COMUNIDADE X PRODUTORES
Chapada do Apodi é vista como uma terra de conflitos
Limoeiro do Norte. A Chapada do Apodi é uma terra de conflitos. Por trás dos embates entre pesquisadores e comunidades, de um lado, e empresários e produtores, de outro, a insolvência diante de um modelo agroeconômico que os primeiros tentam mostrar seus problemas e os últimos suas qualidades. A morte do líder José Maria ainda não teve suas causas esclarecidas, mas deu forças para que a igreja e os movimentos sociais encampassem a luta do líder comunitário contra a contaminação por agrotóxicos.
Agricultura
A agricultura irrigada gerou mais de 10 mil empregos diretos e, também, indiretos, aqueceu a economia local, elevou o nome de Limoeiro e de Quixeré a municípios exportadores e deu destaque à Chapada do Apodi, na divisa entre os estados do Ceará e Rio Grande do Norte, 20 anos atrás vista apenas como “pedra no sapato” dos gestores municipais.
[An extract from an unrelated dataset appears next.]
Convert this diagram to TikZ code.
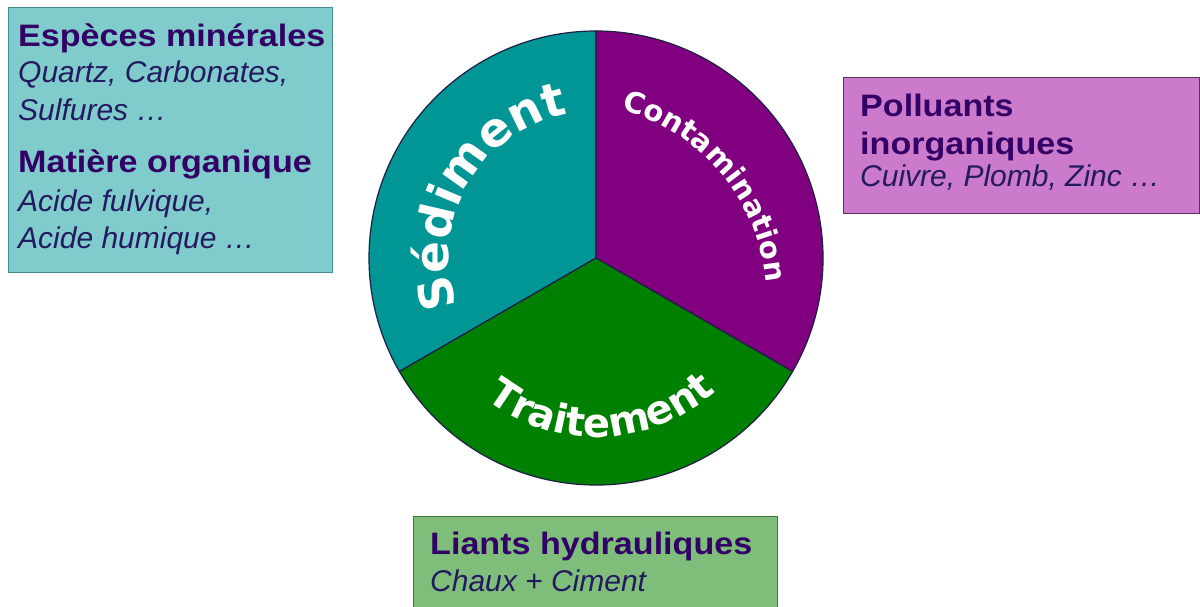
\documentclass[tikz,border=0pt]{standalone}
\usepackage{fontspec}
\setmainfont{Liberation Sans}
\newfontfamily\ttlfont{Liberation Sans}[FakeStretch=1.1]
\newfontfamily\piefont{DejaVu Sans}
\usetikzlibrary{decorations.text}
\definecolor{sedteal}{RGB}{0,150,150}
\definecolor{conpurple}{RGB}{128,0,128}
\definecolor{trtgreen}{RGB}{0,128,0}
\definecolor{boxteal}{RGB}{128,204,204}
\definecolor{boxteallin}{RGB}{70,140,140}
\definecolor{boxpink}{RGB}{204,122,204}
\definecolor{boxpinklin}{RGB}{90,50,90}
\definecolor{boxgreen}{RGB}{126,190,122}
\definecolor{boxgreenlin}{RGB}{60,120,60}
\definecolor{ttlcol}{RGB}{51,0,102}
\definecolor{subcol}{RGB}{36,26,96}
\definecolor{pieline}{RGB}{30,30,70}
\begin{document}
\begin{tikzpicture}[x=1pt,y=1pt,
  infobox/.style={draw, line width=1.2pt, inner sep=0pt, anchor=north west},
  ttl/.style={anchor=base west, inner sep=0pt, text=ttlcol, font=\ttlfont\bfseries\fontsize{31}{31}\selectfont},
  sub/.style={anchor=base west, inner sep=0pt, text=subcol, font=\itshape\fontsize{30}{30}\selectfont},
  wedge/.style={draw=pieline, line width=1.2pt, line join=round}]
\useasboundingbox (0,0) rectangle (1200,607);
\clip (0,0) rectangle (1200,607);
\fill[white] (0,0) rectangle (1200,607);

% boxes
\node[infobox, fill=boxteal, draw=boxteallin, minimum width=324pt, minimum height=265pt] (sedbox) at (8,600) {};
\node[infobox, fill=boxpink, draw=boxpinklin, minimum width=356pt, minimum height=136pt] (conbox) at (843,530) {};
\node[infobox, fill=boxgreen, draw=boxgreenlin, minimum width=364pt, minimum height=100pt] (trtbox) at (413,91) {};

% left box text
\node[ttl] (s1) at (18,560) {Espèces minérales};
\node[sub] (s2) at (18,524) {Quartz, Carbonates,};
\node[sub] (s3) at (18,486) {Sulfures …};
\node[ttl] (s4) at (18,434) {Matière organique};
\node[sub] (s5) at (18,395) {Acide fulvique,};
\node[sub] (s6) at (18,358) {Acide humique …};

% right box text
\node[ttl] (c1) at (860,490) {Polluants};
\node[ttl] (c2) at (860,452) {inorganiques};
\node[sub] (c3) at (860,420) {Cuivre, Plomb, Zinc …};

% bottom box text
\node[ttl] (t1) at (430,52) {Liants hydrauliques};
\node[sub] (t2) at (430,15) {Chaux + Ciment};

% pie
\begin{scope}[shift={(596,349)}]
\coordinate (O) at (0,0);
\filldraw[wedge, fill=sedteal] (O) -- (90:227pt) arc[start angle=90, end angle=210, radius=227pt] -- cycle;
\filldraw[wedge, fill=conpurple] (O) -- (-30:227pt) arc[start angle=-30, end angle=90, radius=227pt] -- cycle;
\filldraw[wedge, fill=trtgreen] (O) -- (210:227pt) arc[start angle=210, end angle=330, radius=227pt] -- cycle;

\path[decorate, decoration={text along path, text align=center,
  text={|\piefont\bfseries\fontsize{47}{47}\selectfont\color{white}|Sédiment}}]
  (208:147pt) arc[start angle=208, end angle=92, radius=147pt];
\begin{scope}[shift={(-25.5,-41.5)}]
\path[decorate, decoration={text along path, text align=center,
  text={|\piefont\bfseries\fontsize{29}{29}\selectfont\color{white}|Contamination}}]
  (85:196pt) arc[start angle=85, end angle=-5, radius=196pt];
\end{scope}
\path[decorate, decoration={text along path, text align=center,
  text={|\piefont\bfseries\fontsize{40}{40}\selectfont\color{white}|Traitement}}]
  (212:179pt) arc[start angle=212, end angle=332, radius=179pt];
\end{scope}
\end{tikzpicture}
\end{document}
As discussões sobre concentração fundiária e utilização de agrotóxicos, intensificadas desde 2006, levou as empresas a se pronunciarem diante das denúncias. A adoção do Uso de Equipamentos de Proteção Individual (EPIs) e criação de depósito de embalagens de agrotóxicos estão entre as ações das empresas fruticultoras.
Renda
O agronegócio é uma das principais fontes de renda do Ceará e responde por mais de R$ 1 bilhão no faturamento das riquezas do Estado, que assumiu o posto de 2º maior exportador de frutas do País e que, ao longo de 2009, atraiu 24 grandes empresas. O “medo” dos empresários é que os que não utilizam adequadamente os agrotóxicos prejudiquem aqueles que regulam os níveis de aplicação e asseguram a proteção do trabalhador.
Censo Agropecuário
De acordo com o Censo Agropecuário Brasileiro de 2006, pelo menos 16 milhões de pessoas trabalhavam em 5,2 milhões de estabelecimentos agrícolas do País. Desses, 1,4 milhão utilizaram agrotóxicos naquele ano, com 54% em unidades menores que 20 hectares, o que sobe para 81% quando somados os estabelecimentos de até 100 hectares. Somente nos Estados Unidos, menor consumidor de agrotóxico que o Brasil, os custos sociais e ambientais do uso de agrotóxicos chega a US$ 10 bilhões ao ano.